Banosh with cracklings
4 servings
40 minutes
Banosh with cracklings is a traditional dish of Ukrainian cuisine, especially popular in the Carpathians. Its roots go back to ancient times when mountain dwellers prepared this nutritious porridge based on cornmeal and sour cream. Banosh has a delicate, creamy texture, and its rich flavor is complemented by crispy cracklings, tangy brynza cheese, and aromatic mushrooms. This dish is simple to prepare but has a rich and multifaceted taste. It is perfect for a cozy family dinner or a village feast, conveying the warmth of home and ancestral traditions. Banosh is eaten in a special way—without mixing the ingredients but choosing each separately to enjoy their unique notes. Hearty, tasty, and warming, it symbolizes the culinary heritage of the Ukrainian people.

1
Banosh is prepared in a cauldron or in a pot with thick walls.
2
Bring the sour cream to a boil and gradually add the cornmeal mixed with salt and sugar in a thin stream, constantly stirring with a wooden spoon in one direction.

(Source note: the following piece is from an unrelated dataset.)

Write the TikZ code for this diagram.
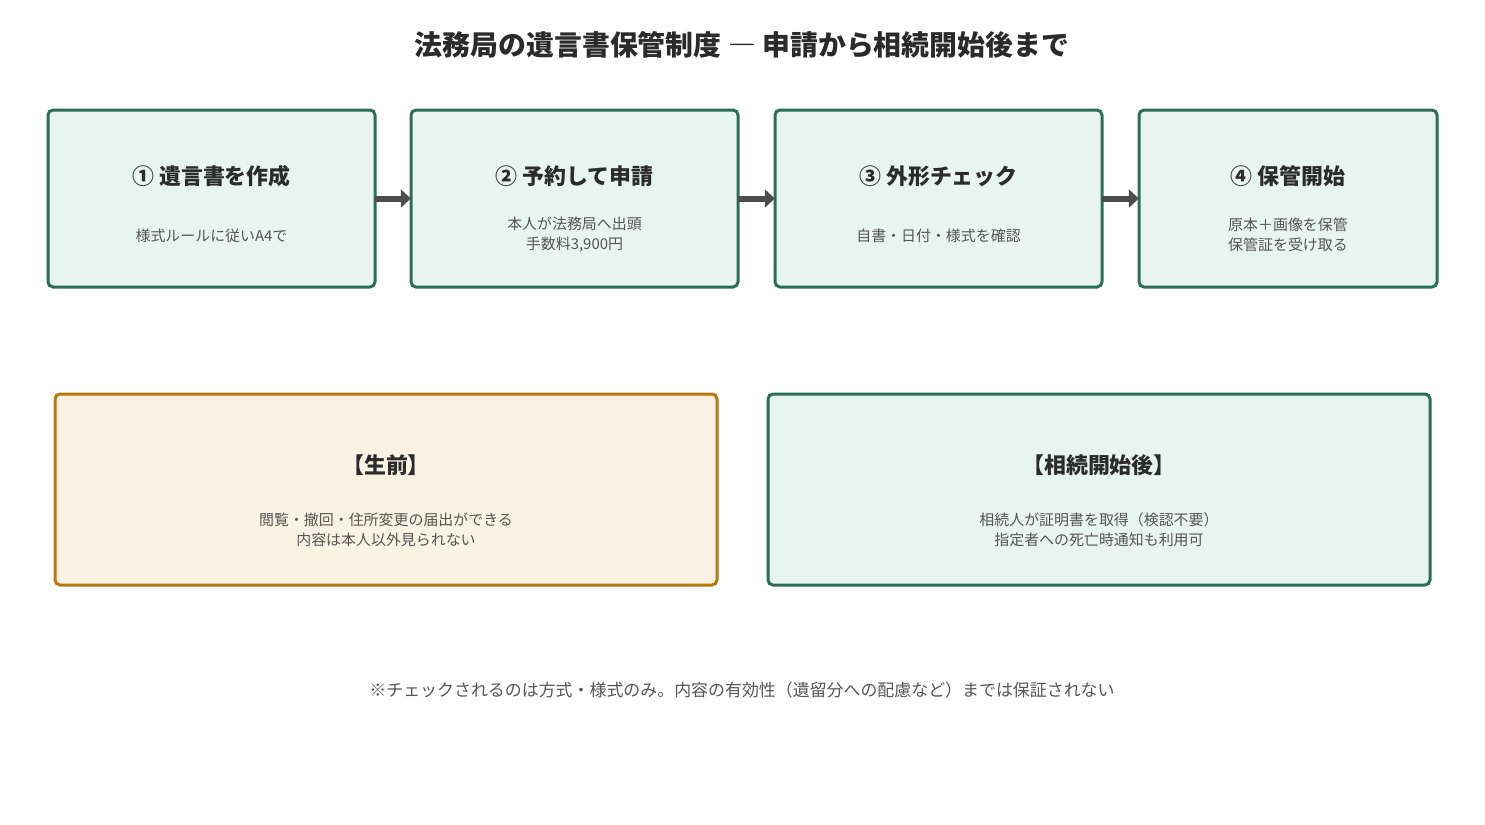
\documentclass[tikz,border=0pt]{standalone}
\usepackage{fontspec}
\setmainfont{Noto Sans CJK JP}
\usepackage{tikz}
\usetikzlibrary{positioning, arrows.meta}
\definecolor{boxgreen}{HTML}{E8F4EF}
\definecolor{linegreen}{HTML}{2A6E5A}
\definecolor{boxcream}{HTML}{FBF2E3}
\definecolor{lineamber}{HTML}{B8770F}
\definecolor{textdark}{HTML}{2B2B2B}
\definecolor{textgray}{HTML}{555555}
\tikzset{
  stepbox/.style={draw=linegreen, fill=boxgreen, line width=3bp, rounded corners=5bp},
  phasebox/.style={stepbox},
  phaseold/.style={draw=lineamber, fill=boxcream, line width=3bp, rounded corners=5bp},
  head/.style={font=\fontsize{22}{26}\selectfont\bfseries, text=textdark},
  sub/.style={font=\fontsize{15}{20}\selectfont, text=textgray, align=center},
  flow/.style={-{Triangle[length=10bp,width=18bp]}, line width=6bp, draw=textgray!90!black}
}
\begin{document}
\begin{tikzpicture}[x=1bp,y=-1bp]
  \useasboundingbox (0,0) rectangle (1485,824);
  % title
  \node (title) [font=\fontsize{28}{32}\selectfont\bfseries, text=textdark] at (742,45)
    {法務局の遺言書保管制度 ― 申請から相続開始後まで};
  % steps
  \draw [stepbox] (48,110) rectangle (375,287);
  \node (b1) [minimum width=327bp, minimum height=177bp] at (211.5,198.5) {};
  \draw [stepbox] (411,110) rectangle (738,287);
  \node (b2) [minimum width=327bp, minimum height=177bp] at (574.5,198.5) {};
  \draw [stepbox] (775,110) rectangle (1102,287);
  \node (b3) [minimum width=327bp, minimum height=177bp] at (938.5,198.5) {};
  \draw [stepbox] (1139,110) rectangle (1437,287);
  \node (b4) [minimum width=298bp, minimum height=177bp] at (1288,198.5) {};
  \node [head] at (211.5,176) {① 遺言書を作成};
  \node [sub] at (211.5,236) {様式ルールに従いA4で};
  \node [head] at (574.5,176) {② 予約して申請};
  \node [sub] at (574.5,235) {本人が法務局へ出頭\\手数料3,900円};
  \node [head] at (938.5,176) {③ 外形チェック};
  \node [sub] at (938.5,236) {自書・日付・様式を確認};
  \node [head] at (1288,176) {④ 保管開始};
  \node [sub] at (1288,235) {原本＋画像を保管\\保管証を受け取る};
  % arrows
  \draw [flow] (b1.east) -- (b2.west);
  \draw [flow] (b2.east) -- (b3.west);
  \draw [flow] (b3.east) -- (b4.west);
  % phases
  \draw [phaseold] (55,394) rectangle (717,585);
  \node (pre) [head] at (386,465) {【生前】};
  \node [sub] at (386,530) {閲覧・撤回・住所変更の届出ができる\\内容は本人以外見られない};
  \draw [phasebox] (768,394) rectangle (1430,585);
  \node (post) [head] at (1099,465) {【相続開始後】};
  \node [sub] at (1099,530) {相続人が証明書を取得（検認不要）\\指定者への死亡時通知も利用可};
  % note
  \node (note) [font=\fontsize{17}{20}\selectfont, text=textgray] at (742,690)
    {※チェックされるのは方式・様式のみ。内容の有効性（遺留分への配慮など）までは保証されない};
\end{tikzpicture}
\end{document}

- Farmer's sour cream: 1 kg
- Corn grits: 2 glasss
- Sugar: to taste
- Salt: to taste
3
Continue stirring and cook the porridge until it thickens.
4
Then reduce the heat and stir the porridge with a spoon until droplets of oil appear in the sour cream. The finished banosh should be as thick as semolina porridge and easily separate from the walls of the pot.
5
The toppings for banosh are prepared separately. Fry the sliced bacon until a crispy crust forms.
- Smoked lard: to taste
6
Soak the mushrooms beforehand, then boil them, chop them coarsely, and sauté a little in the fat left from the cracklings.
- Dried mushrooms: to taste
7
Cut the cheese into cubes or grate it on a coarse grater.
- Feta cheese: to taste
8
Layer the finished dish without mixing the ingredients: first banosh, then cheese, cracklings, and mushrooms on top. Banosh is eaten without mixing, taking each component a little at a time.